======== SOURCE MATERIAL
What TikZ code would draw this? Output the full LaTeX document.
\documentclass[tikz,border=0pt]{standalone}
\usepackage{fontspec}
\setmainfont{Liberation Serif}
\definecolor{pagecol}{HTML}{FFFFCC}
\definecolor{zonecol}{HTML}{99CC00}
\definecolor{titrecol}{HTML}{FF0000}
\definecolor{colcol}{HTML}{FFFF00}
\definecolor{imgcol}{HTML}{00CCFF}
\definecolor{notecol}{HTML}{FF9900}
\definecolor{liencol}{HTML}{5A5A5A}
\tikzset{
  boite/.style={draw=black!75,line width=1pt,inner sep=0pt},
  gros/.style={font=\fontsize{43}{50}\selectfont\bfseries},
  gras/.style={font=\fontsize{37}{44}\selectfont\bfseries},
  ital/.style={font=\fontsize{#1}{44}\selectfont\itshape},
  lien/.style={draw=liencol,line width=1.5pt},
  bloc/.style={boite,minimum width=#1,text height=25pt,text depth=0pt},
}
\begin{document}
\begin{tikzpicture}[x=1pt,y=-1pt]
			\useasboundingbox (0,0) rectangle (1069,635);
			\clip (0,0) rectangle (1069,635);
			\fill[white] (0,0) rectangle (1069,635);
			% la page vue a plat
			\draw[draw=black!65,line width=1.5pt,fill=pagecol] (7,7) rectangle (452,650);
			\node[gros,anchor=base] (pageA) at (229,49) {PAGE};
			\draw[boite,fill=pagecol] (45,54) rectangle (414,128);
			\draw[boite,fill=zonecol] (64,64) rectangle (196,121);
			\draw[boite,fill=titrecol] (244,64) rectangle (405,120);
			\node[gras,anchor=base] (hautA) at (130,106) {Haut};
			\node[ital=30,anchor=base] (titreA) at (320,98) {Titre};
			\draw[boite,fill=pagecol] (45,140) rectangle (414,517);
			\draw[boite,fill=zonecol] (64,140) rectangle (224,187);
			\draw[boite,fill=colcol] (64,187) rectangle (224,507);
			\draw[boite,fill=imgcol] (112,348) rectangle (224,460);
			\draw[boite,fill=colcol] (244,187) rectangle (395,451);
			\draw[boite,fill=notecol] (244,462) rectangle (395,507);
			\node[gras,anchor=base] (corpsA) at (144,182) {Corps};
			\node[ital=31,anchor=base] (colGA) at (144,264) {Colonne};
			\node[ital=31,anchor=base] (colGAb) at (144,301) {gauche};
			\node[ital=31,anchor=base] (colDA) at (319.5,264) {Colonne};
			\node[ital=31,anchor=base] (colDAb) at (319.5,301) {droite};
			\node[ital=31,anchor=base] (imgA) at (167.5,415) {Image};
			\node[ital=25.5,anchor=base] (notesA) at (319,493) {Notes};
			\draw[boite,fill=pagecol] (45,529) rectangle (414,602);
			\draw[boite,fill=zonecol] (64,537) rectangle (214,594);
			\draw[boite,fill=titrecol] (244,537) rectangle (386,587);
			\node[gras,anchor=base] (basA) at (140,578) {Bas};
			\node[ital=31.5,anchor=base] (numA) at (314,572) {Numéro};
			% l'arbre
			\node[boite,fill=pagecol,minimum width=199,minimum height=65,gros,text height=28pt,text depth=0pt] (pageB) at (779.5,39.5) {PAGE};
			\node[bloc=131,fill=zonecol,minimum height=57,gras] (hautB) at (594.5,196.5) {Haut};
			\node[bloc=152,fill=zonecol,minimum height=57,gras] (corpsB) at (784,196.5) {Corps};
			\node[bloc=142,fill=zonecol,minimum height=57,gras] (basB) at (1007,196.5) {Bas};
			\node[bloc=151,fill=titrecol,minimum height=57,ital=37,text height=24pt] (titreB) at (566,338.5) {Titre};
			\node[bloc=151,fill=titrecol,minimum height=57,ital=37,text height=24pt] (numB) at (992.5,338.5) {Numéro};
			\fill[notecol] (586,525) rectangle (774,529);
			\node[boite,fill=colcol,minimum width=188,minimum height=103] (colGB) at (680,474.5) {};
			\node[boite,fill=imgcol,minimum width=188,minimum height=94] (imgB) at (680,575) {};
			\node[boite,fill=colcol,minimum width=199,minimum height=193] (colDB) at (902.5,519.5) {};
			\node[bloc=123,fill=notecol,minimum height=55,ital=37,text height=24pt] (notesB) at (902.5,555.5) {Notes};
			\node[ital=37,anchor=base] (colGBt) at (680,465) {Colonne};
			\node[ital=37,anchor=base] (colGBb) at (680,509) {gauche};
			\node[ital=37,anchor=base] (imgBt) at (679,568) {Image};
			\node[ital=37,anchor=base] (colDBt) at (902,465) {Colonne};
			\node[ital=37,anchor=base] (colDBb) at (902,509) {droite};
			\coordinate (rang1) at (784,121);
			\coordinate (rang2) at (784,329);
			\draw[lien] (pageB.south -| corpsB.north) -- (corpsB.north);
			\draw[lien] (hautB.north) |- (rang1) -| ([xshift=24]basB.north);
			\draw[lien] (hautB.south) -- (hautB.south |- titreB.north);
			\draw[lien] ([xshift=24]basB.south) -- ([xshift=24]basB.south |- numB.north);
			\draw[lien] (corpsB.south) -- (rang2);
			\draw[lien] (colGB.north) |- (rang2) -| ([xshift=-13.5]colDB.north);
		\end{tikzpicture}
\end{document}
================
======== SOURCE MATERIAL
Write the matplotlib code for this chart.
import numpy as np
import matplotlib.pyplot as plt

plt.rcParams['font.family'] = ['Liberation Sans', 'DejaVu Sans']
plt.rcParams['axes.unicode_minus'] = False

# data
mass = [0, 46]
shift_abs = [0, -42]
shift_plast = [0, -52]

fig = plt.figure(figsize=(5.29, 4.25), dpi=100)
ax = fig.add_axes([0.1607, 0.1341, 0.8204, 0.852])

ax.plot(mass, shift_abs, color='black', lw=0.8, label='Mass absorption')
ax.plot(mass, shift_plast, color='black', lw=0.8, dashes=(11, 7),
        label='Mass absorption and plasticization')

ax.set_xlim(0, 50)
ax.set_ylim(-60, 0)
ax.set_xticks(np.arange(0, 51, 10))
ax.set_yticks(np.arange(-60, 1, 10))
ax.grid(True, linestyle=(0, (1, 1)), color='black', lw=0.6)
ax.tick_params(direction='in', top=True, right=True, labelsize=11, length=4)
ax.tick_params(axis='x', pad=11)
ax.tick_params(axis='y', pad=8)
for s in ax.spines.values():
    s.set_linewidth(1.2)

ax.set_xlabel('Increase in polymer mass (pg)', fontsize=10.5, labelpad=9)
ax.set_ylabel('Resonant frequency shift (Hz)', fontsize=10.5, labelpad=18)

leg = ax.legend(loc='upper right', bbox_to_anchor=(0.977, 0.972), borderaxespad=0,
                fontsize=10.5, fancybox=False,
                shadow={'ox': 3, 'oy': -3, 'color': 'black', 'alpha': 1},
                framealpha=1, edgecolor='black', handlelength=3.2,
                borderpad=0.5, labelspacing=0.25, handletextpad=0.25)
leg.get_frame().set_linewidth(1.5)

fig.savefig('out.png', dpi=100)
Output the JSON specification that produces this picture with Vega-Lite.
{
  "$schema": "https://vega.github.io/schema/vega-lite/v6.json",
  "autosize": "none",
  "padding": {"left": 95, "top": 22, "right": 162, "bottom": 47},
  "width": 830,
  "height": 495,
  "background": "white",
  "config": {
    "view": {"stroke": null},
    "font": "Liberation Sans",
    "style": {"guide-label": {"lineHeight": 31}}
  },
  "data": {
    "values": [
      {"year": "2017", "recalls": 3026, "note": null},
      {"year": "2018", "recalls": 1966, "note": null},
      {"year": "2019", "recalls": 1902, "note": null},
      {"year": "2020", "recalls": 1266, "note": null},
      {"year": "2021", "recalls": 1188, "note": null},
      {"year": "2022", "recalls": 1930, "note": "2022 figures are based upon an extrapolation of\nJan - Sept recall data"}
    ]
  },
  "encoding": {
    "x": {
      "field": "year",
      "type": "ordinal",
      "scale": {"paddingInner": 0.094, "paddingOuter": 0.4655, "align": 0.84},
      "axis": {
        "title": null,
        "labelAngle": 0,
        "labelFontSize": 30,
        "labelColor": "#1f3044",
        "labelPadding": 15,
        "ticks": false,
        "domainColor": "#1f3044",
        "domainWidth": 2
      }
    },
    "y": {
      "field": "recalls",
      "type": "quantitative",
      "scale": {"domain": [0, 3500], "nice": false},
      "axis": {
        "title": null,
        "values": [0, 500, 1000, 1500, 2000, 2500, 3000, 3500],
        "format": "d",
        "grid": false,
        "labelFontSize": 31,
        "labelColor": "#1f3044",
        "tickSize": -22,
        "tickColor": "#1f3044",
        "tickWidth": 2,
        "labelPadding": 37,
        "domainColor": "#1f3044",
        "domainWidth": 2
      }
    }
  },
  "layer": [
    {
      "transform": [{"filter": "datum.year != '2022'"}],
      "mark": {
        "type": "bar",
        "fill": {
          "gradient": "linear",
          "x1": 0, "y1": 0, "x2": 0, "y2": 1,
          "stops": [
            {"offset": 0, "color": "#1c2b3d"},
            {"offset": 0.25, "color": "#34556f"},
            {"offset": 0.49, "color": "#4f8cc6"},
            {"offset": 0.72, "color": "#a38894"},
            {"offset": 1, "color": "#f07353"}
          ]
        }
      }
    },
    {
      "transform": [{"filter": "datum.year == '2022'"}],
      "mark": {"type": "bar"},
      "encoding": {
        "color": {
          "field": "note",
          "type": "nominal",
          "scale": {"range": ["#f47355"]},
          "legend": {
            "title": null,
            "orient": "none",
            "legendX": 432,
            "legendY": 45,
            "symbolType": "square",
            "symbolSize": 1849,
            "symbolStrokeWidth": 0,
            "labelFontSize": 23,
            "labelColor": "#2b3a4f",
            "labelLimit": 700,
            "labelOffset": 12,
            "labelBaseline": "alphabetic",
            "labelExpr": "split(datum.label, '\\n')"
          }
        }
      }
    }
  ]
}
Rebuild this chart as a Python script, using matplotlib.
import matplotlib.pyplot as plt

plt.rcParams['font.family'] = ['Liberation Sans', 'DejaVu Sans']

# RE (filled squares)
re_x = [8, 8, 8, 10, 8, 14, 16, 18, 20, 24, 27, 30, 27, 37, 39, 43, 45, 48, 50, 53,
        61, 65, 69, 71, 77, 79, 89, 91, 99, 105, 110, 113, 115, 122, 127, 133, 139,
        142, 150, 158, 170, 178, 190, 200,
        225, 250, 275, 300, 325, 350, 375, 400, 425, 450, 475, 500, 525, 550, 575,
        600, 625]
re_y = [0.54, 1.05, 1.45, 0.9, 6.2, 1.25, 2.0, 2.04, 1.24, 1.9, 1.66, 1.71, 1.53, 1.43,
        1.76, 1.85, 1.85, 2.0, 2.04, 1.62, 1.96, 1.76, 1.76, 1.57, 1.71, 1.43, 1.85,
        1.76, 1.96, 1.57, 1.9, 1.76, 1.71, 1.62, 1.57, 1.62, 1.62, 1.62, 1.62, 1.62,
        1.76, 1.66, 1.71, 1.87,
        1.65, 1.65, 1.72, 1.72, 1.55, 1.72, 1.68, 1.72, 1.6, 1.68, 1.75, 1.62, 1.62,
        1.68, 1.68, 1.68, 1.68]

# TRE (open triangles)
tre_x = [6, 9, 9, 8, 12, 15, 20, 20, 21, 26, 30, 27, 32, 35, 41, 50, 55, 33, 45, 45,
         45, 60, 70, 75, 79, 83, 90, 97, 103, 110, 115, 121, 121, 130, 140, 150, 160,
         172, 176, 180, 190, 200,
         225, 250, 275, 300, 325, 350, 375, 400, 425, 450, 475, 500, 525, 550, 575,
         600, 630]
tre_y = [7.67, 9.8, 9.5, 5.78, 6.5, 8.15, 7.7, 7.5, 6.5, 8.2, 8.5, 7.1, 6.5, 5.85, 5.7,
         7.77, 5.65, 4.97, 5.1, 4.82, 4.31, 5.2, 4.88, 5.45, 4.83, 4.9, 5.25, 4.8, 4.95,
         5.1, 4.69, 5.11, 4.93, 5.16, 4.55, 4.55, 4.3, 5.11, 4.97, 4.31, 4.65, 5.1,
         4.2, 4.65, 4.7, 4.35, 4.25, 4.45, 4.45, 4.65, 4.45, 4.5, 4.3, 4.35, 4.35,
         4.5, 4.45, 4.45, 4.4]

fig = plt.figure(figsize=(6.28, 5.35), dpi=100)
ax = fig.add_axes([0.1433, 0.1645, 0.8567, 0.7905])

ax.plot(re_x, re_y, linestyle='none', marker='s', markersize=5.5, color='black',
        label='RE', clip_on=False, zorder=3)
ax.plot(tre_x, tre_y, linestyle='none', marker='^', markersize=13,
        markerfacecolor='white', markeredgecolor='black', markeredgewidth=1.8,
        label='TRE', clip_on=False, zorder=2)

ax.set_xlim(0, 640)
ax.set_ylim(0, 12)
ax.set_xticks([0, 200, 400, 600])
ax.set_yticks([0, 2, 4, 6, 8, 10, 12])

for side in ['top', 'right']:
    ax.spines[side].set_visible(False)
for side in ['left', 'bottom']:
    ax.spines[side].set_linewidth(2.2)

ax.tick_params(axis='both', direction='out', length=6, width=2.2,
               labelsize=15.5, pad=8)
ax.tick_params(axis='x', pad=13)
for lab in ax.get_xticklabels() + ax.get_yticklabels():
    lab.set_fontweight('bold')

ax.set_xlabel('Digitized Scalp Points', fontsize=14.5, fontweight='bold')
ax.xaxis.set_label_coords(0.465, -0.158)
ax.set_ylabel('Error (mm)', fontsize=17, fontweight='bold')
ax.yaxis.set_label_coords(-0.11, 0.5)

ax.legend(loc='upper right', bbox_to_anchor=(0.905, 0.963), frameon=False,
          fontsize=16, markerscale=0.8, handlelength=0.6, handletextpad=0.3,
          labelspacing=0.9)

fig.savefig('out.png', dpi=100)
================
**GOAL:** Set out every line from the material that contains the string "Output".

**COMPLETED EXERCISE:**
What TikZ code would draw this? Output the full LaTeX document.
Output the JSON specification that produces this picture with Vega-Lite.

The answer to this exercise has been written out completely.